> Problem to work on
Print the records below word for word, but leave out the pictures.

> Exercise data
▶
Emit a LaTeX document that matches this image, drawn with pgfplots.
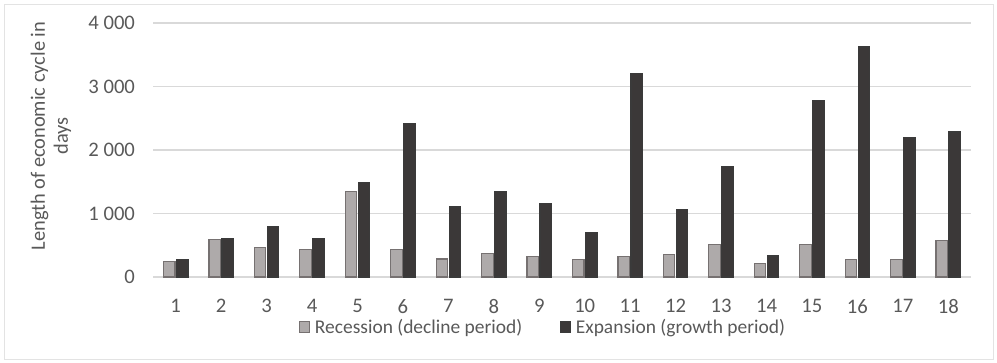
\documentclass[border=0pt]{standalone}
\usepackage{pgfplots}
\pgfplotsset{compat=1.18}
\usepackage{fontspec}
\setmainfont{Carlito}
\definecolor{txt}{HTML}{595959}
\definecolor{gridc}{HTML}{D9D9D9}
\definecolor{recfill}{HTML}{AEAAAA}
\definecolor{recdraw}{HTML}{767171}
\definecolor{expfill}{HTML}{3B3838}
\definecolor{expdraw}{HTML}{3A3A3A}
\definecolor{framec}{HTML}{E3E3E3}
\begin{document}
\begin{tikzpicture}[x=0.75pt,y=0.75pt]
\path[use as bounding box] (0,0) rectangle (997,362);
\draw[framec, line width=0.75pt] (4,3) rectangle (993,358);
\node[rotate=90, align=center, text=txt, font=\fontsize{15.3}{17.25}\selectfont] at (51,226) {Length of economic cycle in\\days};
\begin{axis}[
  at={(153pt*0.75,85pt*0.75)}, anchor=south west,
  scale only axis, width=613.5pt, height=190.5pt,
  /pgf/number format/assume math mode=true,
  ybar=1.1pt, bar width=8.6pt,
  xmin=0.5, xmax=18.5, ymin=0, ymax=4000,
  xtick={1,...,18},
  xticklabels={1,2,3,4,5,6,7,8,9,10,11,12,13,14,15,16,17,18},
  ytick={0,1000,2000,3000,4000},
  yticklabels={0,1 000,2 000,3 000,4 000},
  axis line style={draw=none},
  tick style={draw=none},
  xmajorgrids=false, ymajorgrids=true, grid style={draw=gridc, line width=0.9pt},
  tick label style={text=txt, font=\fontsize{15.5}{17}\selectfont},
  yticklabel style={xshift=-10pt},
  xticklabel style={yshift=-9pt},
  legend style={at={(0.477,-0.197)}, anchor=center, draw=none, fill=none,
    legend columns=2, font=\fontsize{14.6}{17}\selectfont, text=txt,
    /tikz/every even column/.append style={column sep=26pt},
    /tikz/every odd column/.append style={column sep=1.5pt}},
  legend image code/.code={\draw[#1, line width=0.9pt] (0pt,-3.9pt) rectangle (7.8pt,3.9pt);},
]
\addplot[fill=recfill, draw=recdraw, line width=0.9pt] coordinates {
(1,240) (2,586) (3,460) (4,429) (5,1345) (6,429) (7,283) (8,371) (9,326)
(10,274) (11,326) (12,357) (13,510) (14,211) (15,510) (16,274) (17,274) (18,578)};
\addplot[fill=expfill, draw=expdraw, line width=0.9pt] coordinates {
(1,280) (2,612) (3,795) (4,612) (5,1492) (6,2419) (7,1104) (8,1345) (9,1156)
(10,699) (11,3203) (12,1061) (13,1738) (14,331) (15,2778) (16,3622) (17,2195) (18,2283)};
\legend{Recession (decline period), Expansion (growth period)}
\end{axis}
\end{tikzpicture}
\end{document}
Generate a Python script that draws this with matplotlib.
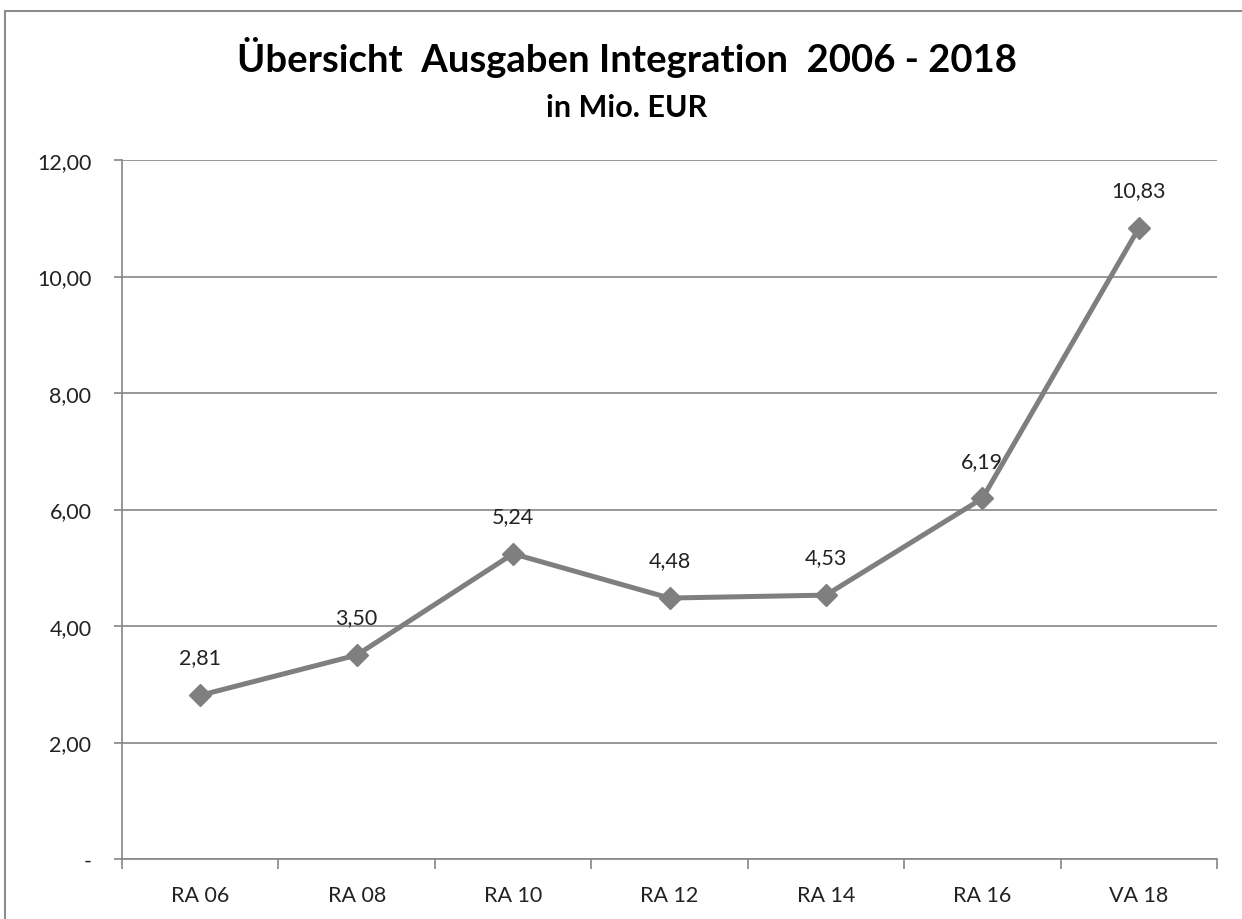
◀
> Task response
Emit a LaTeX document that matches this image, drawn with pgfplots.
\documentclass[border=0pt]{standalone}
\usepackage{pgfplots}
\pgfplotsset{compat=1.18}
\usepackage{fontspec}
\setmainfont{Carlito}
\definecolor{txt}{HTML}{595959}
\definecolor{gridc}{HTML}{D9D9D9}
\definecolor{recfill}{HTML}{AEAAAA}
\definecolor{recdraw}{HTML}{767171}
\definecolor{expfill}{HTML}{3B3838}
\definecolor{expdraw}{HTML}{3A3A3A}
\definecolor{framec}{HTML}{E3E3E3}
\begin{document}
\begin{tikzpicture}[x=0.75pt,y=0.75pt]
\path[use as bounding box] (0,0) rectangle (997,362);
\draw[framec, line width=0.75pt] (4,3) rectangle (993,358);
\node[rotate=90, align=center, text=txt, font=\fontsize{15.3}{17.25}\selectfont] at (51,226) {Length of economic cycle in\\days};
\begin{axis}[
  at={(153pt*0.75,85pt*0.75)}, anchor=south west,
  scale only axis, width=613.5pt, height=190.5pt,
  /pgf/number format/assume math mode=true,
  ybar=1.1pt, bar width=8.6pt,
  xmin=0.5, xmax=18.5, ymin=0, ymax=4000,
  xtick={1,...,18},
  xticklabels={1,2,3,4,5,6,7,8,9,10,11,12,13,14,15,16,17,18},
  ytick={0,1000,2000,3000,4000},
  yticklabels={0,1 000,2 000,3 000,4 000},
  axis line style={draw=none},
  tick style={draw=none},
  xmajorgrids=false, ymajorgrids=true, grid style={draw=gridc, line width=0.9pt},
  tick label style={text=txt, font=\fontsize{15.5}{17}\selectfont},
  yticklabel style={xshift=-10pt},
  xticklabel style={yshift=-9pt},
  legend style={at={(0.477,-0.197)}, anchor=center, draw=none, fill=none,
    legend columns=2, font=\fontsize{14.6}{17}\selectfont, text=txt,
    /tikz/every even column/.append style={column sep=26pt},
    /tikz/every odd column/.append style={column sep=1.5pt}},
  legend image code/.code={\draw[#1, line width=0.9pt] (0pt,-3.9pt) rectangle (7.8pt,3.9pt);},
]
\addplot[fill=recfill, draw=recdraw, line width=0.9pt] coordinates {
(1,240) (2,586) (3,460) (4,429) (5,1345) (6,429) (7,283) (8,371) (9,326)
(10,274) (11,326) (12,357) (13,510) (14,211) (15,510) (16,274) (17,274) (18,578)};
\addplot[fill=expfill, draw=expdraw, line width=0.9pt] coordinates {
(1,280) (2,612) (3,795) (4,612) (5,1492) (6,2419) (7,1104) (8,1345) (9,1156)
(10,699) (11,3203) (12,1061) (13,1738) (14,331) (15,2778) (16,3622) (17,2195) (18,2283)};
\legend{Recession (decline period), Expansion (growth period)}
\end{axis}
\end{tikzpicture}
\end{document}
Generate a Python script that draws this with matplotlib.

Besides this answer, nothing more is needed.